Il faut reconnaître que l’Etat, n’est pas seulement un pouvoir central fort, l’Etat c’est la citoyenneté. Or, depuis l’indépendance du pays les hommes qui ont eu à le gérer n’ont pas compris peut-être qu’il arrivera une jour où vont émerger des hommes et des femmes en quête de leur autonomie et de l’affirmation de leur citoyenneté. Nous sommes arrivés à une situation où l’Etat n’arrive pas à gérer la citoyenneté compte tenu du fait qu’il a été longtemps habitué à gérer des groupes (clientélisme, tribalisme, clanisme, réseaux mafieux…) excluant l’individu qui « se cherche » tout le temps pour asseoir son identité. L’absence d’une ingénierie politique et sociale ou sa non maîtrise a engendré chez nos hommes politiques qui ont opéré un repli sur leur communauté d’origine pour garantir leur pouvoir (garde prétorienne, constitution d’une armée à base « monoethnique », « tribalisation » de l’administration, etc.).
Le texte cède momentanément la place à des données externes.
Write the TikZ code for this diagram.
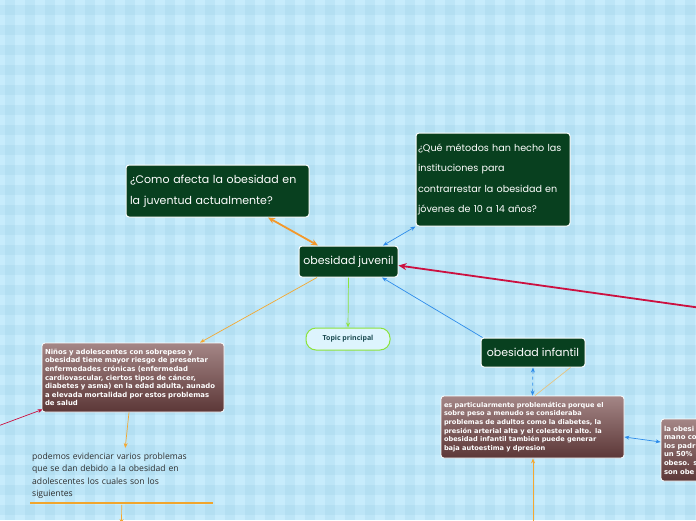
\documentclass[tikz,border=0pt]{standalone}
\usepackage{fontspec}
\usetikzlibrary{arrows.meta}
\newfontfamily\handfont{Poppins}
\newfontfamily\boxfont{DejaVu Sans}
\newfontfamily\plainfont{Open Sans}
\definecolor{bgc}{RGB}{199,236,252}
\definecolor{bandc}{RGB}{120,185,215}
\definecolor{dkgreen}{RGB}{8,64,31}
\definecolor{brtop}{RGB}{164,134,134}
\definecolor{brbot}{RGB}{92,55,55}
\definecolor{orA}{RGB}{243,152,43}
\definecolor{orB}{RGB}{245,168,48}
\definecolor{orBar}{RGB}{240,165,45}
\definecolor{limec}{RGB}{140,228,60}
\definecolor{blueA}{RGB}{45,140,235}
\definecolor{redA}{RGB}{204,16,64}
\definecolor{tanA}{RGB}{232,196,128}
\definecolor{tealtx}{RGB}{26,74,80}
\definecolor{plaintx}{RGB}{45,45,45}
\tikzset{
  gnode/.style={draw=white, line width=1pt, fill=dkgreen, rounded corners=3pt,
    text=white, font=\handfont\fontsize{11}{21}\selectfont, align=left,
    inner xsep=4pt, inner ysep=3pt},
  bnode/.style={draw=white, line width=0.8pt, rounded corners=3pt,
    top color=brtop, bottom color=brbot, text=white,
    font=\boxfont\bfseries\fontsize{6.9}{8.6}\selectfont, align=left,
    inner xsep=3pt, inner ysep=2pt},
  pill/.style={draw=limec, line width=1pt, fill=bgc!60!white, rounded corners=10pt,
    text=tealtx, font=\plainfont\bfseries\fontsize{7}{8}\selectfont},
  conn/.style={line width=0.7pt},
  tip/.style={-{Stealth[length=5pt,width=4pt]}},
  dtip/.style={{Stealth[length=5pt,width=4pt]}-{Stealth[length=5pt,width=4pt]}},
  barline/.style={draw=orBar, line width=2pt},
}
\begin{document}
\begin{tikzpicture}[x=1pt,y=-1pt]
\useasboundingbox (0,0) rectangle (696,520);
\clip (0,0) rectangle (696,520);
% background
\fill[bgc] (0,0) rectangle (696,520);
\foreach \i in {0,...,34} {
  \fill[bandc, opacity=0.13] (\i*20+5,0) rectangle ++(10,520);
}
\foreach \j in {0,...,26} {
  \fill[bandc, opacity=0.13] (0,\j*20+5) rectangle ++(696,10);
}
% nodes
\node[gnode, minimum width=99pt, minimum height=31pt] (juv) at (348.5,261.5) {obesidad juvenil};
\node[gnode, text width=175pt, minimum height=52pt] (como) at (217.5,191)
  {¿Como afecta la obesidad en\\la juventud actualmente?};
\node[gnode, text width=150pt, inner xsep=2pt, minimum height=93pt, font=\handfont\fontsize{9.6}{20.5}\selectfont] (que) at (493,179.5)
  {¿Qué métodos han hecho las\\instituciones para\\contrarrestar la obesidad en\\jóvenes de 10 a 14 años?};
\node[pill, minimum width=84pt, minimum height=22pt] (topic) at (348,339) {Topic principal};
\node[gnode, minimum width=104pt, minimum height=29pt] (inf) at (533,352.5) {obesidad infantil};
\node[bnode, text width=176pt, minimum height=69pt] (ninos) at (133,377.5)
  {Niños y adolescentes con sobrepeso y\\obesidad tiene mayor riesgo de presentar\\enfermedades crónicas (enfermedad\\cardiovascular, ciertos tipos de cáncer,\\diabetes y asma) en la edad adulta, aunado\\a elevada mortalidad por estos problemas\\de salud};
\node[bnode, text width=177pt, minimum height=62pt, font=\boxfont\bfseries\fontsize{6.6}{8.7}\selectfont] (es) at (532.5,427)
  {es particularmente problemática porque el\\sobre peso a menudo se consideraba\\problemas de adultos como la diabetes, la\\presión arterial alta y el colesterol alto. la\\obesidad infantil  también puede generar\\baja autoestima y dpresion};
\node[bnode, text width=92pt, minimum height=62pt] (der) at (710,450)
  {la obesi\\mano co\\los padr\\un 50\%\\obeso. s\\son obe};
\node[anchor=north west, text width=179pt, inner xsep=2pt, inner ysep=0pt, minimum height=55pt,
  font=\plainfont\fontsize{8.6}{12.2}\selectfont, text=plaintx, align=left] (pod) at (30,448)
  {podemos evidenciar varios problemas\\que se dan debido a la obesidad en\\adolescentes los cuales son los\\siguientes};
% free ends
\coordinate (redR) at (700,307.8);
\coordinate (redL) at (-2,426);
\coordinate (botE) at (533,524);
\coordinate (botP) at (121.5,524);
% connectors
\draw[orA, line width=1.8pt, {Stealth[length=7pt,width=6pt]}-{Stealth[length=7pt,width=6pt]}]
  ([xshift=-30.5pt]juv.north) -- ([xshift=50.5pt]como.south);
\draw[blueA, conn, dtip] ([xshift=34.5pt]juv.north) -- (que.south west);
\draw[redA, line width=1.8pt, -{Stealth[length=8pt,width=7pt]}] (redR) -- ([yshift=-4pt]juv.east);
\draw[orB, conn, tip] ([xshift=-31.5pt]juv.south) -- ([xshift=67pt]ninos.north);
\draw[limec, conn, tip] (juv.south) -- (topic.north);
\draw[blueA, conn, tip] ([xshift=2pt]inf.north west) -- ([xshift=33.5pt]juv.south);
\draw[blueA, conn, dashed, dtip] (inf.south) -- (es.north);
\draw[tanA, conn] ([xshift=-15pt]inf.south east) -- ([xshift=2.5pt]es.north);
\draw[blueA, conn, dtip] ([yshift=-10pt]es.east) -- ([yshift=8pt]der.west);
\draw[orB, line width=1pt, tip] (botE) -- ([xshift=0.5pt]es.south);
\draw[orB, conn, tip] ([xshift=-4pt]ninos.south) -- ([xshift=3.5pt]pod.north);
\path[barline] (pod.south west) -- (pod.south east);
\draw[orB, conn, tip] ([yshift=-1.5pt]pod.south) -- (botP);
\draw[redA, conn, tip] (redL) -- ([xshift=1pt,yshift=3pt]ninos.south west);
\end{tikzpicture}
\end{document}
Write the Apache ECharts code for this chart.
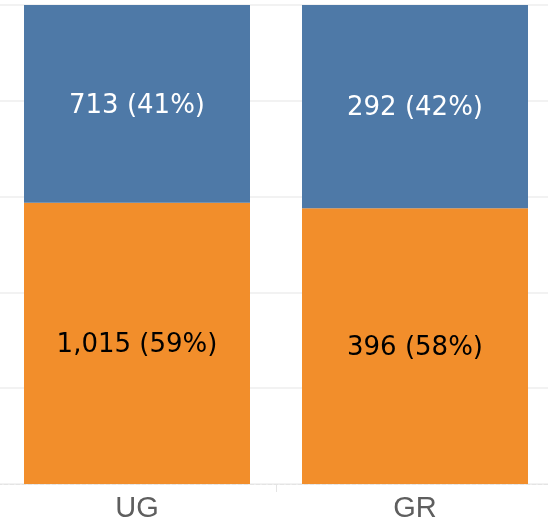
<!DOCTYPE html>
<html>
<head>
<meta charset="utf-8">
<script src="https://cdn.jsdelivr.net/npm/echarts@6/dist/echarts.min.js"></script>
<style>html,body{margin:0;padding:0;background:#fff}#c{width:548px;height:525px}</style>
</head>
<body>
<div id="c"></div>
<script>
const categories = ['UG', 'GR'];
const orangeCounts = [1015, 396];
const blueCounts = [713, 292];
const yTicks = [0, 20, 40, 60, 80, 100];

const totals = categories.map((_, i) => orangeCounts[i] + blueCounts[i]);
const pct = (v, i) => v / totals[i] * 100;
const fmt = n => n.toLocaleString('en-US');

const chart = echarts.init(document.getElementById('c'), null, {renderer: 'canvas'});
function series(name, counts, color, textColor) {
  return {
    name, type: 'bar', stack: 'all', barWidth: 226,
    itemStyle: {color},
    data: counts.map((v, i) => ({value: pct(v, i), count: v})),
    label: {
      show: true, position: 'inside', offset: [0, 2],
      fontFamily: 'DejaVu Sans', fontSize: 26, color: textColor,
      formatter: p => fmt(p.data.count) + ' (' + Math.round(p.value) + '%)'
    },
    emphasis: {disabled: true}
  };
}
chart.setOption({
  animation: false,
  grid: {left: -2, right: -6, top: 5, bottom: 41, containLabel: false, outerBoundsMode: 'none'},
  xAxis: {
    type: 'category', data: categories,
    axisLine: {show: true, lineStyle: {color: '#e4e4e4', type: 'dashed', width: 1}},
    axisTick: {show: true, alignWithLabel: false, length: 8, lineStyle: {color: '#e4e4e4'}},
    axisLabel: {fontFamily: 'Liberation Sans', fontSize: 29, color: '#5e5e5e', margin: 10}
  },
  yAxis: {
    type: 'value', min: yTicks[0], max: yTicks[yTicks.length - 1], interval: 20,
    axisLabel: {show: false}, axisLine: {show: false}, axisTick: {show: false},
    splitLine: {lineStyle: {color: '#eeeeee', width: 1.5}}
  },
  series: [
    series('orange', orangeCounts, '#f28e2b', '#000000'),
    series('blue', blueCounts, '#4e79a7', '#ffffff')
  ]
});
</script>
</body>
</html>
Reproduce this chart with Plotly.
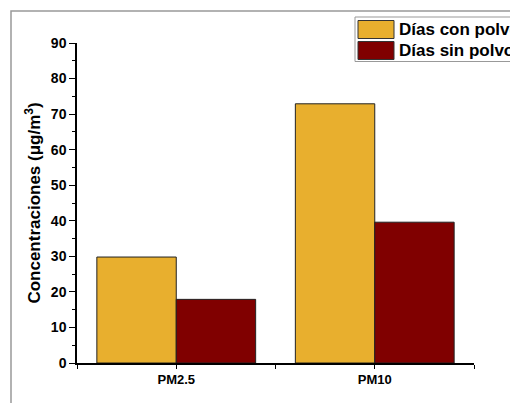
import plotly.graph_objects as go

categories = ["PM2.5", "PM10"]
con_polvo = [29.8, 72.9]
sin_polvo = [17.9, 39.6]
series_names = ["Días con polvo", "Días sin polvo"]
colors = ["#E8AF2E", "#800000"]
y_ticks = [0, 10, 20, 30, 40, 50, 60, 70, 80, 90]

xpos = list(range(len(categories)))

fig = go.Figure()
for name, vals, col in zip(series_names, [con_polvo, sin_polvo], colors):
    fig.add_trace(go.Bar(x=xpos, y=vals, name=name, marker=dict(color=col, line=dict(color="#222222", width=1)),
                         showlegend=False))

FONT = "Arial, Liberation Sans, sans-serif"
fig.update_layout(
    width=510, height=403,
    margin=dict(l=77, r=36, t=43, b=40),
    plot_bgcolor="white", paper_bgcolor="white",
    barmode="group", bargap=0.2, bargroupgap=0,
    font=dict(family=FONT, color="black"),
)
fig.update_xaxes(
    range=[-0.5, 1.5], tickvals=xpos, ticktext=categories,
    showline=True, linecolor="black", linewidth=1.5, showgrid=False, zeroline=False,
    ticks="outside", ticklen=4, tickwidth=1, tickcolor="black",
    tickfont=dict(size=13, family=FONT, weight="bold"),
    minor=dict(tickvals=[-0.5, 0.5, 1.5], ticks="outside", ticklen=4, tickcolor="black", tickwidth=1),
)
fig.update_yaxes(
    range=[0, 90], tickvals=y_ticks,
    showline=True, linecolor="black", linewidth=1.5, showgrid=False, zeroline=False,
    ticks="outside", ticklen=6, tickwidth=1, tickcolor="black",
    tickfont=dict(size=14, family=FONT, weight="bold"),
    minor=dict(dtick=5, ticks="outside", ticklen=3, tickcolor="black", tickwidth=1),
    title=dict(text="Concentraciones (μg/m<sup>3</sup>)", standoff=6,
               font=dict(size=17, family=FONT, weight="bold")),
)

# outer gray frame
W, H, L, R, T, B = 510, 403, 77, 36, 43, 40
pw, ph = W - L - R, H - T - B
def px(x): return (x - L) / pw
def py(y): return (H - B - y) / ph
fig.add_shape(type="path", xref="paper", yref="paper",
              path=f"M {px(11)} {py(403)} L {px(11)} {py(11)} L {px(512)} {py(11)}",
              line=dict(color="#999999", width=1.5))

# custom legend
fig.add_shape(type="rect", xref="paper", yref="paper", x0=px(355), x1=px(515), y0=py(61.5), y1=py(17),
              line=dict(color="#999999", width=1), fillcolor="white")
for i, (name, col) in enumerate(zip(series_names, colors)):
    yc = 29.5 + i * 21
    fig.add_shape(type="rect", xref="paper", yref="paper", x0=px(358), x1=px(394), y0=py(yc + 9), y1=py(yc - 9),
                  line=dict(color="#333333", width=1), fillcolor=col)
    fig.add_annotation(xref="paper", yref="paper", x=px(397), y=py(yc), text=name, showarrow=False,
                       xanchor="left", yanchor="middle",
                       font=dict(size=17, family=FONT, weight="bold", color="black"))

fig.write_html("out.html")
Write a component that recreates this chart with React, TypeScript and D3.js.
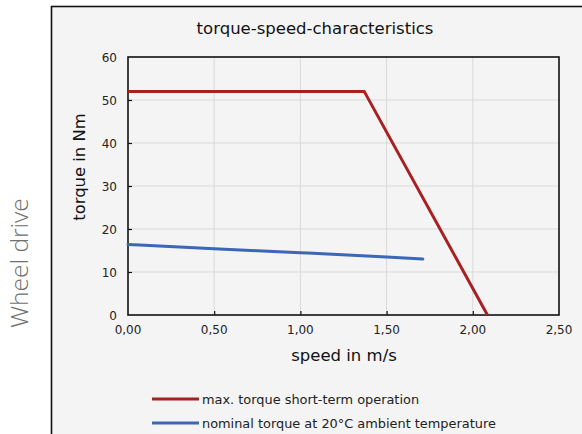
import React, { useEffect, useRef } from 'react';
import * as d3 from 'd3';

// data
const maxTorqueSpeed = [0, 1.37, 2.085];
const maxTorqueValue = [52, 52, 0];
const nominalSpeed = [0, 0.5, 1.0, 1.5, 1.71];
const nominalValue = [16.4, 15.4, 14.5, 13.5, 13.0];
const xTicks = [0, 0.5, 1.0, 1.5, 2.0, 2.5];
const yTicks = [0, 10, 20, 30, 40, 50, 60];
const seriesNames = ['max. torque short-term operation', 'nominal torque at 20°C ambient temperature'];
const seriesColors = ['#a82122', '#3a67b6'];

const App: React.FC = () => {
  const svgRef = useRef<SVGSVGElement | null>(null);

  useEffect(() => {
    if (!svgRef.current) return;
    const svg = d3.select(svgRef.current);
    svg.selectAll('*').remove();

    const width = 582;
    const height = 434;
    const font = "'DejaVu Sans', Verdana, sans-serif";
    const margin = { top: 57, right: 23, bottom: 119, left: 128 };

    // panel background
    svg.append('rect')
      .attr('width', width).attr('height', height).attr('fill', '#fff');
    svg.append('rect')
      .attr('x', 51.5).attr('y', 6.5)
      .attr('width', width).attr('height', height)
      .attr('fill', '#f4f4f4')
      .attr('stroke', '#111').attr('stroke-width', 1.6);

    svg.append('text')
      .attr('transform', 'translate(28,263) rotate(-90)')
      .attr('text-anchor', 'middle')
      .style('font', `300 24.5px 'Open Sans', Lato, sans-serif`)
      .attr('fill', '#707070')
      .text('Wheel drive');

    const xScale = d3.scaleLinear().domain([0, 2.5]).range([margin.left, width - margin.right]);
    const yScale = d3.scaleLinear().domain([0, 60]).range([height - margin.bottom, margin.top]);

    // grid
    const grid = svg.append('g').attr('stroke', '#d9d9d9').attr('stroke-width', 1);
    xTicks.slice(1, -1).forEach(t => {
      grid.append('line')
        .attr('x1', xScale(t)).attr('x2', xScale(t))
        .attr('y1', yScale(0)).attr('y2', yScale(60));
    });
    yTicks.slice(1, -1).forEach(t => {
      grid.append('line')
        .attr('x1', xScale(0)).attr('x2', xScale(2.5))
        .attr('y1', yScale(t)).attr('y2', yScale(t));
    });

    // axes with inward ticks
    const xAxis = svg.append('g')
      .attr('transform', `translate(0,${yScale(0)})`)
      .call(d3.axisTop(xScale).tickValues(xTicks).tickSize(4).tickFormat(() => ''));
    xAxis.selectAll('.tick').filter((_, i) => i === 0 || i === xTicks.length - 1).select('line').remove();
    xAxis.select('.domain').remove();

    const yAxis = svg.append('g')
      .attr('transform', `translate(${xScale(0)},0)`)
      .call(d3.axisRight(yScale).tickValues(yTicks).tickSize(4).tickFormat(() => ''));
    yAxis.selectAll('.tick').filter((_, i) => i === 0 || i === yTicks.length - 1).select('line').remove();
    yAxis.select('.domain').remove();
    svg.selectAll('.tick line').attr('stroke', '#111').attr('stroke-width', 1.2);

    // tick labels
    xTicks.forEach(t => {
      svg.append('text')
        .attr('x', xScale(t)).attr('y', yScale(0) + 19)
        .attr('text-anchor', 'middle')
        .style('font', `12px ${font}`).attr('fill', '#222')
        .text(d3.format('.2f')(t).replace('.', ','));
    });
    yTicks.forEach(t => {
      svg.append('text')
        .attr('x', xScale(0) - 11).attr('y', yScale(t) + 4.5)
        .attr('text-anchor', 'end')
        .style('font', `12px ${font}`).attr('fill', '#222')
        .text(String(t));
    });

    // plot frame
    svg.append('rect')
      .attr('x', xScale(0)).attr('y', yScale(60))
      .attr('width', xScale(2.5) - xScale(0)).attr('height', yScale(0) - yScale(60))
      .attr('fill', 'none').attr('stroke', '#111').attr('stroke-width', 1.6);

    // lines
    const line = d3.line<[number, number]>()
      .x(d => xScale(d[0]))
      .y(d => yScale(d[1]));
    const curve = d3.line<[number, number]>()
      .x(d => xScale(d[0]))
      .y(d => yScale(d[1]))
      .curve(d3.curveMonotoneX);

    svg.append('path')
      .datum(nominalSpeed.map((s, i) => [s, nominalValue[i]] as [number, number]))
      .attr('fill', 'none').attr('stroke', seriesColors[1]).attr('stroke-width', 3)
      .attr('stroke-linecap', 'round')
      .attr('d', curve);
    svg.append('path')
      .datum(maxTorqueSpeed.map((s, i) => [s, maxTorqueValue[i]] as [number, number]))
      .attr('fill', 'none').attr('stroke', seriesColors[0]).attr('stroke-width', 3)
      .attr('d', line);

    // titles
    svg.append('text')
      .attr('x', 315).attr('y', 34)
      .attr('text-anchor', 'middle')
      .style('font', `16.5px ${font}`).attr('fill', '#111')
      .text('torque-speed-characteristics');
    svg.append('text')
      .attr('x', 344).attr('y', 361)
      .attr('text-anchor', 'middle')
      .style('font', `16.5px ${font}`).attr('fill', '#111')
      .text('speed in m/s');
    svg.append('text')
      .attr('transform', 'translate(85,167) rotate(-90)')
      .attr('text-anchor', 'middle')
      .style('font', `16.4px ${font}`).attr('fill', '#111')
      .text('torque in Nm');

    // legend
    seriesNames.forEach((name, i) => {
      const y = 399 + i * 24;
      svg.append('line')
        .attr('x1', 152).attr('x2', 199).attr('y1', y).attr('y2', y)
        .attr('stroke', seriesColors[i]).attr('stroke-width', 3);
      svg.append('text')
        .attr('x', 202).attr('y', y + 4.5)
        .style('font', `12.9px ${font}`).attr('fill', '#222')
        .text(name);
    });
  }, []);

  return (
    <svg ref={svgRef} width={582} height={434}
      style={{ position: 'absolute', left: 0, top: 0, display: 'block' }} />
  );
};

export default App;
L’apport de la communauté internationale depuis les douloureux événements que traverse le pays bien qu’il soit salvateur à un moment donné ne peut constituer en soi une panacée. Le combat, aujourd’hui, est celui de la construction de la citoyenneté. Le combat pour l’institution de la démocratie (pluralisme politique, élections transparentes,…) viendra plus tard. On ne peut parler de la démocratie dans environnement où baigne une population analphabète et pauvre. Au-delà de cette dimension, l’enjeu aujourd’hui, est la rupture avec la violence et la relance de la politique de reconstruction d’une identité chez chaque centrafricain afin de l’associer à l’œuvre de reconstruction nationale. Ce processus qui pourrait certainement être long ne peut être entamé sans l’instauration d’un environnement paisible empreint d’équité et de justice.